** Data lines **
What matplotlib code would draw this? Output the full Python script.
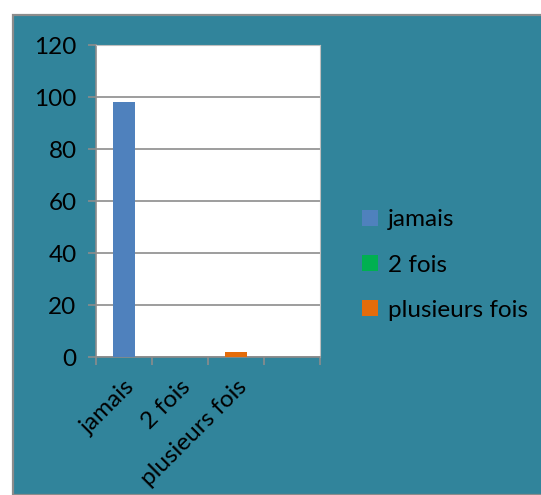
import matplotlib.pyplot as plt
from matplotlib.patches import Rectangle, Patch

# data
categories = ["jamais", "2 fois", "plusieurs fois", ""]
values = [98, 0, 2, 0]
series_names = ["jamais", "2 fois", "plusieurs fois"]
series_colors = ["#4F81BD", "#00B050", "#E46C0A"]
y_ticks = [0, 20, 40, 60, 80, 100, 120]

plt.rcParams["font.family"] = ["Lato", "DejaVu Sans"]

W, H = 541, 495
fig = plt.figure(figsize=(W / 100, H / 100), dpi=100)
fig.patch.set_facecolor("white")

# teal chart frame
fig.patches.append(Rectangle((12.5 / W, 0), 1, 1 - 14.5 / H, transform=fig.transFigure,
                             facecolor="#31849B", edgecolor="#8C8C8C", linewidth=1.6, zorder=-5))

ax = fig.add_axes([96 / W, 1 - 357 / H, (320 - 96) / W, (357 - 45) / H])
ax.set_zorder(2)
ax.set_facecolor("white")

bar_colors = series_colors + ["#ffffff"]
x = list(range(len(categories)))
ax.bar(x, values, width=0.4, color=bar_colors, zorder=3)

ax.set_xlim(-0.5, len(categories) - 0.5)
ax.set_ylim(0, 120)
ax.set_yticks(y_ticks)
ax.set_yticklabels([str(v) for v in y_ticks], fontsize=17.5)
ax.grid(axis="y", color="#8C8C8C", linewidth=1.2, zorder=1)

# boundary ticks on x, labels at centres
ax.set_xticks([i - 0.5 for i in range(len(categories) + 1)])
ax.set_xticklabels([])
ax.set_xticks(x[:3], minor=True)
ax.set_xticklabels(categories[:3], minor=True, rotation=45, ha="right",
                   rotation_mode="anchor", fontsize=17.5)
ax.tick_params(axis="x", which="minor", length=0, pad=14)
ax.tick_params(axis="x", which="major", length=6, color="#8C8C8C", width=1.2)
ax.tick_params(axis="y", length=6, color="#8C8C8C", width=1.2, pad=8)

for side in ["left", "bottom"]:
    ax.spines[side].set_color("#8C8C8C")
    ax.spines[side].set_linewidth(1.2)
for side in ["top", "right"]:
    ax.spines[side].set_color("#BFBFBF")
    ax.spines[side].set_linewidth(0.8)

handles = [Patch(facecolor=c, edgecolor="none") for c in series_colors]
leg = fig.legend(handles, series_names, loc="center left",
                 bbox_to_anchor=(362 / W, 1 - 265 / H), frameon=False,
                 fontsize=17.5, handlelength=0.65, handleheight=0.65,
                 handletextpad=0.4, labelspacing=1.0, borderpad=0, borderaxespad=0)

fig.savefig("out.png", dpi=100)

** Exercise description **
Write out an exact copy of the listing, first line through the line containing "from matplotlib.patches import", with the pictures left out.

** Written answer **
What matplotlib code would draw this? Output the full Python script.
import matplotlib.pyplot as plt
from matplotlib.patches import Rectangle, Patch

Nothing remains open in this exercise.